A dear friend of mine recently sent me a link to a blog post about the uncertainty involved in entrepreneurship. The post was so moving that I just had to reach out to its author about featuring it on my site. The author, Tova Payne, offers coaching services for creative entrepreneurs.

When I read her post, I felt like she was expressing all of my feelings about starting my own business; the doubt, the fear, the certainty and uncertainty of it all. Tova gave me permission to re-post the text, so tell me your thoughts on it (click on the title to go to the original post):

 

The Mystery in Entrepreneurship

The Mystery in Entrepreneurship: 

We want to know that if we work hard we’ll receive compensation

We want to know that if we put our self out there we’ll be seen

We want to know that if we invest we’ll get a return on our investment

In other words–we crave certainty.

And not necessarily mundane certainty–having the same schedule everyday (though that may be your preference) but the certainty that if you do good work that good will come back to you.

It’s kind of like the law of karma: What you give you receive.

But there’s a problem there. Karma isn’t that simple.

In other words, just because you spend 3 months creating a program or putting together a retreat, doesn’t mean that your event is guaranteed to fill.

There are no guarantees. There are mysteries.

And for most people mystery is uncomfortable, but it’s the one thing you can count on.

I’ve been reading Further Along The Road Less Traveled by Scott Peck, M.D. and I love what he says about mystery:

Ultimately what we search for is the truth. We want to know the answer, we want to know why things work the way they do. After all, our culture relies on science to determine the truth.

That’s what science is: a regimented method to discover the truth.

But medicine is still full of mystery. Dr. Peck talks about how often when there’s a diagnosis, the patient will ask why? And although the physician can often explain to some extent what is happening in the body, at the end of the conversation the ultimate reason is “I don’t know”.

There’s never a surefire reason why one person gets lung cancer (and never smoked a day in their life) and why a heavy smoker will never get lung cancer.

As much as science and research has discovered how things work in the body and there’s growing knowledge on ‘risk factors’ and ‘preventative measures’ there’s still an overarching mystery: absolute certainty does not exist.

This is so important in the world of entrepreneurship and creating innovative work: there’s a mystery to it.
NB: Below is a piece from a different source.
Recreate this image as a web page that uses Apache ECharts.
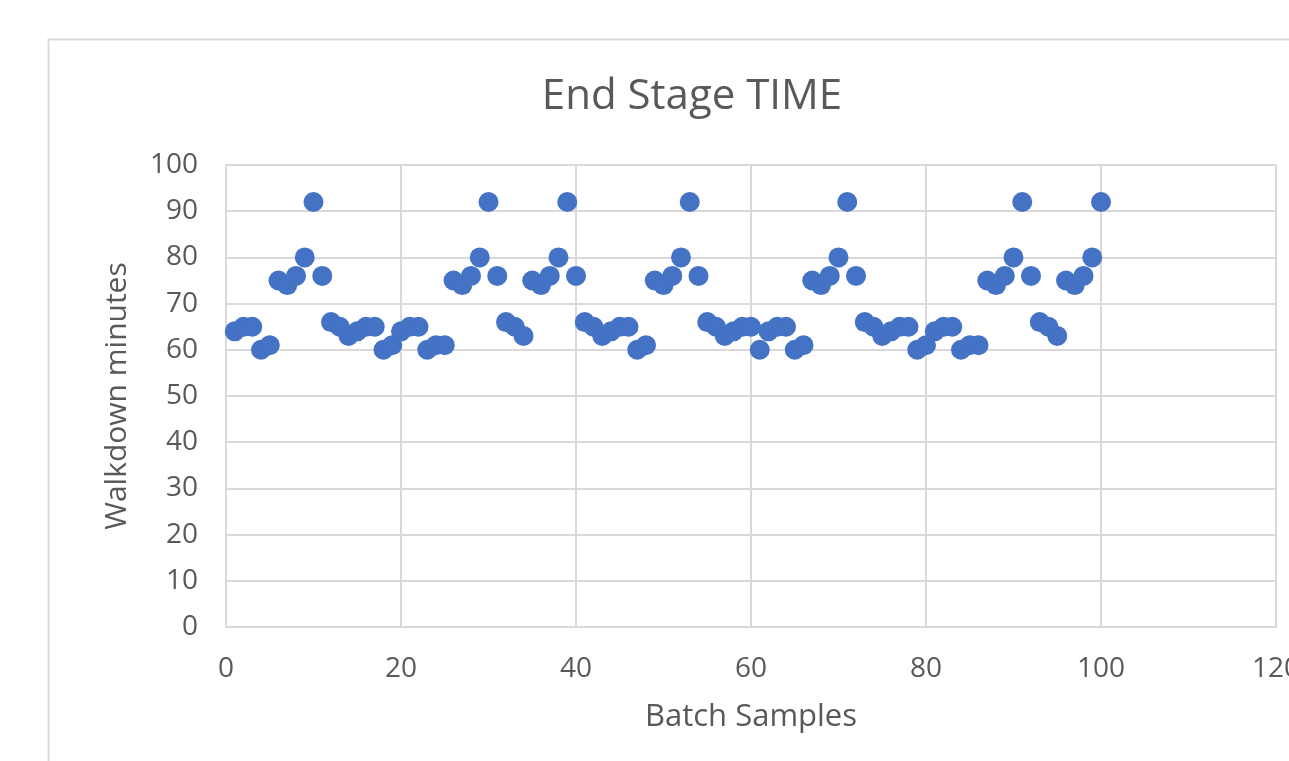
<!DOCTYPE html>
<html>
<head>
<meta charset="utf-8">
<script src="https://cdn.jsdelivr.net/npm/echarts@6/dist/echarts.min.js"></script>
<style>
  html, body { margin: 0; padding: 0; background: #ffffff; overflow: hidden; }
  #chart { width: 1289px; height: 761px; }
</style>
</head>
<body>
<div id="chart"></div>
<script>
const titleText = 'End Stage TIME';
const xAxisName = 'Batch Samples';
const yAxisName = 'Walkdown minutes';

const batchSamples = [
  1, 2, 3, 4, 5, 6, 7, 8, 9, 10,
  11, 12, 13, 14, 15, 16, 17, 18, 19, 20,
  21, 22, 23, 24, 25, 26, 27, 28, 29, 30,
  31, 32, 33, 34, 35, 36, 37, 38, 39, 40,
  41, 42, 43, 44, 45, 46, 47, 48, 49, 50,
  51, 52, 53, 54, 55, 56, 57, 58, 59, 60,
  61, 62, 63, 64, 65, 66, 67, 68, 69, 70,
  71, 72, 73, 74, 75, 76, 77, 78, 79, 80,
  81, 82, 83, 84, 85, 86, 87, 88, 89, 90,
  91, 92, 93, 94, 95, 96, 97, 98, 99, 100
];

const walkdownMinutes = [
  64, 65, 65, 60, 61, 75, 74, 76, 80, 92,
  76, 66, 65, 63, 64, 65, 65, 60, 61, 64,
  65, 65, 60, 61, 61, 75, 74, 76, 80, 92,
  76, 66, 65, 63, 75, 74, 76, 80, 92, 76,
  66, 65, 63, 64, 65, 65, 60, 61, 75, 74,
  76, 80, 92, 76, 66, 65, 63, 64, 65, 65,
  60, 64, 65, 65, 60, 61, 75, 74, 76, 80,
  92, 76, 66, 65, 63, 64, 65, 65, 60, 61,
  64, 65, 65, 60, 61, 61, 75, 74, 76, 80,
  92, 76, 66, 65, 63, 75, 74, 76, 80, 92
];

const points = batchSamples.map((x, i) => [x, walkdownMinutes[i]]);

const chart = echarts.init(document.getElementById('chart'), null, { renderer: 'canvas' });
const fontFamily = '"Open Sans", "Noto Sans", sans-serif';
const gridColor = '#d9d9d9';
const textColor = '#595959';

chart.setOption({
  backgroundColor: '#ffffff',
  animation: false,
  graphic: [{
    type: 'rect',
    left: 46, top: 37,
    shape: { width: 1400, height: 900 },
    style: { fill: 'none', stroke: gridColor, lineWidth: 2 },
    silent: true
  }, {
    type: 'text',
    x: 692, y: 97,
    style: {
      text: titleText,
      fontFamily, fontSize: 42, fill: textColor,
      align: 'center', verticalAlign: 'middle'
    },
    silent: true
  }],
  grid: { left: 226, top: 165, right: 13, bottom: 134, outerBoundsMode: 'none', containLabel: false },
  xAxis: {
    type: 'value',
    min: 0, max: 120, interval: 20,
    name: xAxisName,
    nameLocation: 'middle',
    nameGap: 75,
    nameTextStyle: { fontFamily, fontSize: 31, color: textColor },
    axisLine: { show: true, lineStyle: { color: gridColor, width: 2 } },
    axisTick: { show: false },
    axisLabel: { fontFamily, fontSize: 28, color: textColor, margin: 28 },
    splitLine: { show: true, lineStyle: { color: gridColor, width: 2 } }
  },
  yAxis: {
    type: 'value',
    min: 0, max: 100, interval: 10,
    name: yAxisName,
    nameLocation: 'middle',
    nameGap: 94,
    nameTextStyle: { fontFamily, fontSize: 30, color: textColor },
    axisLine: { show: true, lineStyle: { color: gridColor, width: 2 } },
    axisTick: { show: false },
    axisLabel: { fontFamily, fontSize: 28, color: textColor, margin: 28 },
    splitLine: { show: true, lineStyle: { color: gridColor, width: 2 } }
  },
  series: [{
    type: 'scatter',
    data: points,
    symbol: 'circle',
    symbolSize: 20,
    itemStyle: { color: '#4472c4', opacity: 1 }
  }]
});
</script>
</body>
</html>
There’s a mystery to creativity and the creative process. It’s not something you can boil down to a “How to Blueprint”

And (all marketing aside) there’s an element of mystery to why some offerings make a lot of money, or get a lot of recognition, and why others don’t.

You might create something that you think is mediocre at best and it goes viral.

Then you’ll create something that you think is your best creative piece yet and hardly anybody recognizes it.

This is why entrepreneurship is one of the greatest personal development journey’s you can go on. You’ll get confronted with mystery and uncertainty every step of the way.

Even people who’ve been in business for a long time or have a large following are not guaranteed a successful financial result every time they launch something new.

It’s always a risk.

The risk is your time, energy, heart, and sometimes financial – depending on if your project requires money to get it off the ground.

But the more you welcome mystery and the more you can flow with riding the wave of uncertainty, the more enjoyable the ride will be.

Not every risk will give you the result you think. But stay on the ride long enough–and you’ll find that opportunities and compensation that you never expected will come your way.

Remember: karma works in interesting ways.